YOUR GOAL: Look through the data for the string "React". Copy every line where it is found.

━━━━━━━━━━━━━━━━━━━━━━━━━━━━━━

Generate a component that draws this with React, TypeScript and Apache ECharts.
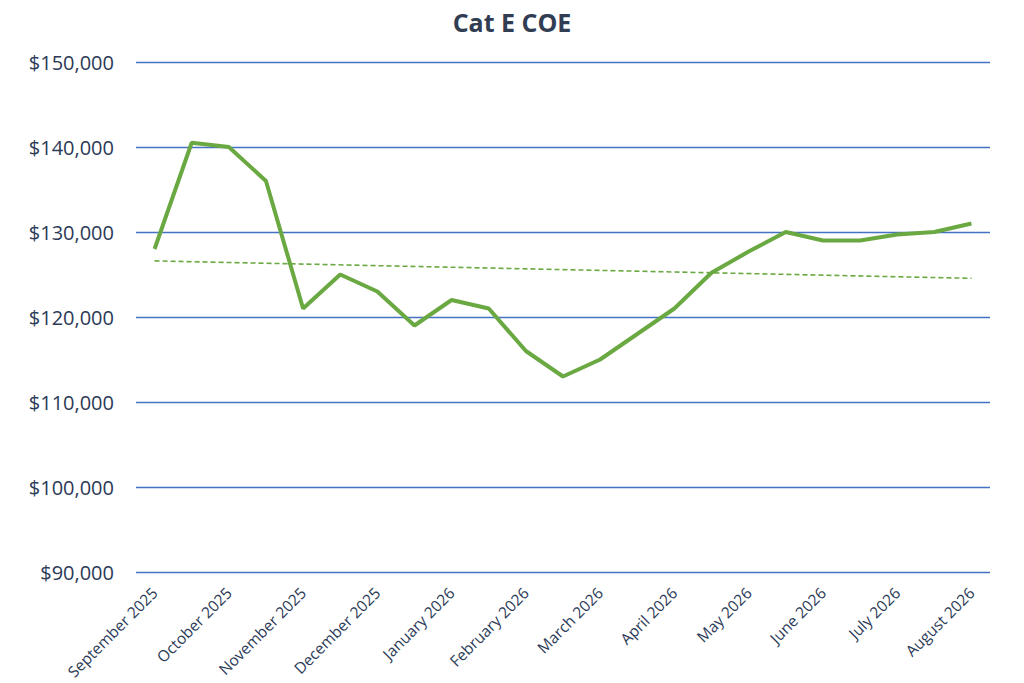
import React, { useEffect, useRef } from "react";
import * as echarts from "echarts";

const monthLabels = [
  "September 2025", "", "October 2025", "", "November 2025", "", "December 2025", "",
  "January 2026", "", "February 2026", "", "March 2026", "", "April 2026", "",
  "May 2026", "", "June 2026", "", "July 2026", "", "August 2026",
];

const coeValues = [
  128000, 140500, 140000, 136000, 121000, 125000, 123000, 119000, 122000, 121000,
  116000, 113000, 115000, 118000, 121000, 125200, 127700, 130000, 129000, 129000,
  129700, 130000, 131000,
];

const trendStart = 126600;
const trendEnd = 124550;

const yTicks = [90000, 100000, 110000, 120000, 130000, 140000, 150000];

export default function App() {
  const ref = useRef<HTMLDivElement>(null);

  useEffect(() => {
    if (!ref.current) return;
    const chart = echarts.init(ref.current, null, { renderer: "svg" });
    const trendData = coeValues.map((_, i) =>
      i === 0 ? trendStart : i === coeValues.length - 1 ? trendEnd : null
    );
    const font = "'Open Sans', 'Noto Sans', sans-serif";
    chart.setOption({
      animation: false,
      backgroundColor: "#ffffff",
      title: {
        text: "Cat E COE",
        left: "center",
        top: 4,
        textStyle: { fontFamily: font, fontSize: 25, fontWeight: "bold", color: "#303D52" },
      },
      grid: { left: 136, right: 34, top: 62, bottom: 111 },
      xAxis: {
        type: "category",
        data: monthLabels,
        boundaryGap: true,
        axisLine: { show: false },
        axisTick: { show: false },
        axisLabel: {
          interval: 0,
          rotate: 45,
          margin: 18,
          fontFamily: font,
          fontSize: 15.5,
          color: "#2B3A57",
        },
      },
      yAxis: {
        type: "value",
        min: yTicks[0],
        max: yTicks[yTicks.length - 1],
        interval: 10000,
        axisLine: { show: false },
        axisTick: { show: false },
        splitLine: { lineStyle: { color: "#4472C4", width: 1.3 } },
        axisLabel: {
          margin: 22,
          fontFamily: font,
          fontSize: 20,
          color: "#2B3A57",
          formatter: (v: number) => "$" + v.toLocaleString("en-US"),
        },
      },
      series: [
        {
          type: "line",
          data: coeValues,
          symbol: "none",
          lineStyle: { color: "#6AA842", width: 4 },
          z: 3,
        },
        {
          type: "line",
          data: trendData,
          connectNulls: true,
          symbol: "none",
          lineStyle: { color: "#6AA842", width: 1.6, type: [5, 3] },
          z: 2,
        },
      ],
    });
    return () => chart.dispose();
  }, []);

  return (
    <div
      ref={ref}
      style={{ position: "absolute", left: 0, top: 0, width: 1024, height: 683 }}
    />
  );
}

━━━━━━━━━━━━━━━━━━━━━━━━━━━━━━

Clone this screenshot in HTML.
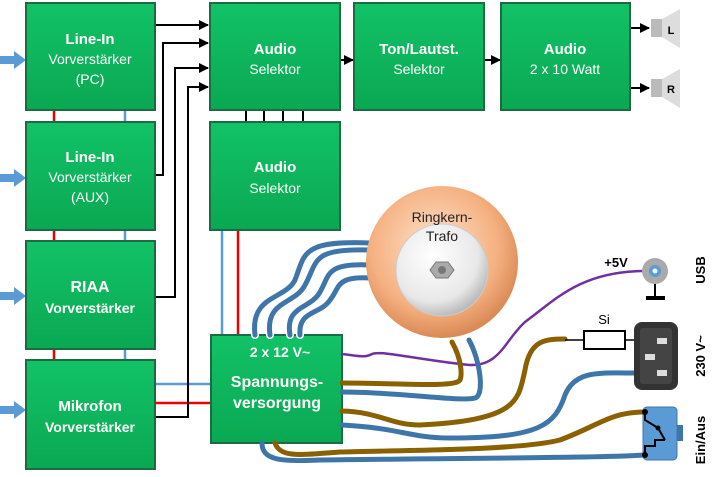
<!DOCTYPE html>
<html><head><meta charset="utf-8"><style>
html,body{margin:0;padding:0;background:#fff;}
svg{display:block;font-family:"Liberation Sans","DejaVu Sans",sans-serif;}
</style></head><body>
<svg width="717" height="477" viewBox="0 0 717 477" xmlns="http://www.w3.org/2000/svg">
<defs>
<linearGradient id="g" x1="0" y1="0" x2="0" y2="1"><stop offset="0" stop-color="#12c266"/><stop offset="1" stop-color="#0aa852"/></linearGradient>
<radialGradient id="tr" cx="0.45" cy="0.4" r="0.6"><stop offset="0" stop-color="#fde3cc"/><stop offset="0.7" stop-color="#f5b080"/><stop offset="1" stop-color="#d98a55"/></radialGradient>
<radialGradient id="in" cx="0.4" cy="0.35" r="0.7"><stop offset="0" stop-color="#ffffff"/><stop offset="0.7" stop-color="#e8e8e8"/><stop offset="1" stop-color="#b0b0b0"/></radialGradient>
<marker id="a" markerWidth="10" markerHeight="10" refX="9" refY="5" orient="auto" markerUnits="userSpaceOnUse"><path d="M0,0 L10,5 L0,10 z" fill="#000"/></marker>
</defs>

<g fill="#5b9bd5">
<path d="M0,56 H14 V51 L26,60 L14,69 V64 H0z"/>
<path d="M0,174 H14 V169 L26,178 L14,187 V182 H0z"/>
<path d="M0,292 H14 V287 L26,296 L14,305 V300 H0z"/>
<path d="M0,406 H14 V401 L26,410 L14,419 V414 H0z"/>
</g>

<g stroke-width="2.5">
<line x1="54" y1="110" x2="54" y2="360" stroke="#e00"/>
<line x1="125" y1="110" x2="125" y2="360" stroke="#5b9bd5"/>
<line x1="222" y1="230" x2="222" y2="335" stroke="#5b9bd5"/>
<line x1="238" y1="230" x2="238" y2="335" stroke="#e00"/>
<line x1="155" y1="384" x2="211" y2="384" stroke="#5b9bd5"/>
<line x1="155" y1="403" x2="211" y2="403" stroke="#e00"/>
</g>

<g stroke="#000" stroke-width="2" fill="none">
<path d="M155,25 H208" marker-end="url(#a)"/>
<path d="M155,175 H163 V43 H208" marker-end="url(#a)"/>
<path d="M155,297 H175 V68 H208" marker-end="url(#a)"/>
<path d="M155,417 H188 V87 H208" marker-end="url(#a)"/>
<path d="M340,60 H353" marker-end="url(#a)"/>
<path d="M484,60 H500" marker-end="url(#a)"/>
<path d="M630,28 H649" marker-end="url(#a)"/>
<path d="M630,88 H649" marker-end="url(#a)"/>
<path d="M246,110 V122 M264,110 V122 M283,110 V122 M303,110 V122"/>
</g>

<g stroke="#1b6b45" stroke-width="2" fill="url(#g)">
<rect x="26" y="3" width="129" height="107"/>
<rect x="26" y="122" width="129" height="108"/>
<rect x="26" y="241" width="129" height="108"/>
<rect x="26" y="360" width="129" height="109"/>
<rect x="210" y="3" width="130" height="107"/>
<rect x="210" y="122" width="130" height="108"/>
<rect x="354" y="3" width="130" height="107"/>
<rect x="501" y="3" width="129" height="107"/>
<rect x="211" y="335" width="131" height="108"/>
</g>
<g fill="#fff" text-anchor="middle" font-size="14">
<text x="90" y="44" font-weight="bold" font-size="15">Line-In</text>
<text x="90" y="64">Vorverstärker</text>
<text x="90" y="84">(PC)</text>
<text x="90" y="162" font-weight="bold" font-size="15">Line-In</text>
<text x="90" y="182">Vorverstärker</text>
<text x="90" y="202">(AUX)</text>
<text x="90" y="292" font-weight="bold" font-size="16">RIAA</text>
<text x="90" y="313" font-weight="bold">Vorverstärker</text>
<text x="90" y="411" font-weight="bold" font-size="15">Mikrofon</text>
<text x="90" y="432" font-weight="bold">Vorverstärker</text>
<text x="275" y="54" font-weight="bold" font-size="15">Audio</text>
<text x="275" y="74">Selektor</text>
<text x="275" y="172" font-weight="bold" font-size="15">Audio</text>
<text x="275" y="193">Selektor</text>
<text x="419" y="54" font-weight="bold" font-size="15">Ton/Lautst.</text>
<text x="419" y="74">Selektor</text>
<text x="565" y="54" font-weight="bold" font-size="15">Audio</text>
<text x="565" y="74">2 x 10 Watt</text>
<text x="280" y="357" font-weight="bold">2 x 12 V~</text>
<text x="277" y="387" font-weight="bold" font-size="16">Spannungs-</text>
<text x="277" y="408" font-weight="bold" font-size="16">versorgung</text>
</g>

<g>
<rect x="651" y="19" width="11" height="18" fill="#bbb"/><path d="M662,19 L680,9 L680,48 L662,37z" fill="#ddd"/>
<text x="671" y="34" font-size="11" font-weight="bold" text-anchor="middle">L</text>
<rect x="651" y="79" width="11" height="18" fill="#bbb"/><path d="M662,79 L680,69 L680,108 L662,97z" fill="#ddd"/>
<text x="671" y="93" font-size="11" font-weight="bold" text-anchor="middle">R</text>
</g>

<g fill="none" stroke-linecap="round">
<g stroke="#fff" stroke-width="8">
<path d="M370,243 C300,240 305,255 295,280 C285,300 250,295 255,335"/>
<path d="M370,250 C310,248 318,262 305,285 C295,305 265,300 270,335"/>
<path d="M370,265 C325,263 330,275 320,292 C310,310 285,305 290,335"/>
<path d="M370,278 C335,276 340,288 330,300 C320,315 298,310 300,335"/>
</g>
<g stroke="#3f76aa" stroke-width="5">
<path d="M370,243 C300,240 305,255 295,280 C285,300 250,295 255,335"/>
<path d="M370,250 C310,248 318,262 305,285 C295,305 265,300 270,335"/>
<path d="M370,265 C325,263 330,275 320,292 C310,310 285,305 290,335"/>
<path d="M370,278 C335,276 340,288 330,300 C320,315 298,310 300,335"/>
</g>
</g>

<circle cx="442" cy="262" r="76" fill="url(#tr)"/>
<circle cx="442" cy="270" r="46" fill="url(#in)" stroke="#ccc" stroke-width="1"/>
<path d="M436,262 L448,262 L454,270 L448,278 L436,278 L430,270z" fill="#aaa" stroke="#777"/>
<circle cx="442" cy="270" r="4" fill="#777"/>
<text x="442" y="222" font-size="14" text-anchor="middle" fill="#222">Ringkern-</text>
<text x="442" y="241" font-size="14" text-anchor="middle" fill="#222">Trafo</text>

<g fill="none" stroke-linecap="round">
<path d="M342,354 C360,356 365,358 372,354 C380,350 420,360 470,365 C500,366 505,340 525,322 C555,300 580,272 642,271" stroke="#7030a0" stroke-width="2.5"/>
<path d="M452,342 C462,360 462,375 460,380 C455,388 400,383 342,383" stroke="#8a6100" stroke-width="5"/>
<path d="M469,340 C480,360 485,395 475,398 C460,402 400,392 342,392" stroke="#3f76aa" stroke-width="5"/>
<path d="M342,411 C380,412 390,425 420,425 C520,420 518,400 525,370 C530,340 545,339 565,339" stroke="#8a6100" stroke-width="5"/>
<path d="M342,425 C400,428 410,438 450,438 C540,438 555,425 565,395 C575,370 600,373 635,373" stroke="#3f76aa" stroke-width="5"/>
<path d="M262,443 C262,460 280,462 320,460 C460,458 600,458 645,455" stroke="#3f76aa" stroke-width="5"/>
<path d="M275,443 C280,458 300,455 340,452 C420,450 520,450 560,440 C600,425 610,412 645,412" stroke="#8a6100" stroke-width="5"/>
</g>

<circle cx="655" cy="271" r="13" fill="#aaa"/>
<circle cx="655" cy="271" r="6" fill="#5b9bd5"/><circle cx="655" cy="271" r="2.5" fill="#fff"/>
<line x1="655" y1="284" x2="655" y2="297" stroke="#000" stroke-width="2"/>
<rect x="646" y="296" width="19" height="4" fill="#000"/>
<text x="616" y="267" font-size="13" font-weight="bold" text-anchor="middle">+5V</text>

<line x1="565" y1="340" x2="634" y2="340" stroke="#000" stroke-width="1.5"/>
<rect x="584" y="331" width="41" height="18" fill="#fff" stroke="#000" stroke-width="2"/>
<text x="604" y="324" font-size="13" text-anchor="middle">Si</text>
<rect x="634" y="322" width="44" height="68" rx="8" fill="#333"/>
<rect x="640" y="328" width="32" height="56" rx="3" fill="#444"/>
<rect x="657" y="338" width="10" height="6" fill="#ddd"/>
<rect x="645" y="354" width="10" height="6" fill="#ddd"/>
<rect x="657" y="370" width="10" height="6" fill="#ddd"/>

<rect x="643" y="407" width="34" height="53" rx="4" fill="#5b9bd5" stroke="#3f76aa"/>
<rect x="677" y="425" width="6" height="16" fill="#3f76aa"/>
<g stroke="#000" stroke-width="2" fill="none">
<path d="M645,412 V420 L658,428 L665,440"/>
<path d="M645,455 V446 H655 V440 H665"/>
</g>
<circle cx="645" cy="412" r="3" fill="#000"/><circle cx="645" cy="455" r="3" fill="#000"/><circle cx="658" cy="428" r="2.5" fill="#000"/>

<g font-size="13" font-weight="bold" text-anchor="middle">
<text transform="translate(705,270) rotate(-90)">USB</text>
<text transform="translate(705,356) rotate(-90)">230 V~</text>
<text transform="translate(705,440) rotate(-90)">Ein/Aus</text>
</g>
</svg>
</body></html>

━━━━━━━━━━━━━━━━━━━━━━━━━━━━━━

WRITTEN ANSWER:
Generate a component that draws this with React, TypeScript and Apache ECharts.
import React, { useEffect, useRef } from "react";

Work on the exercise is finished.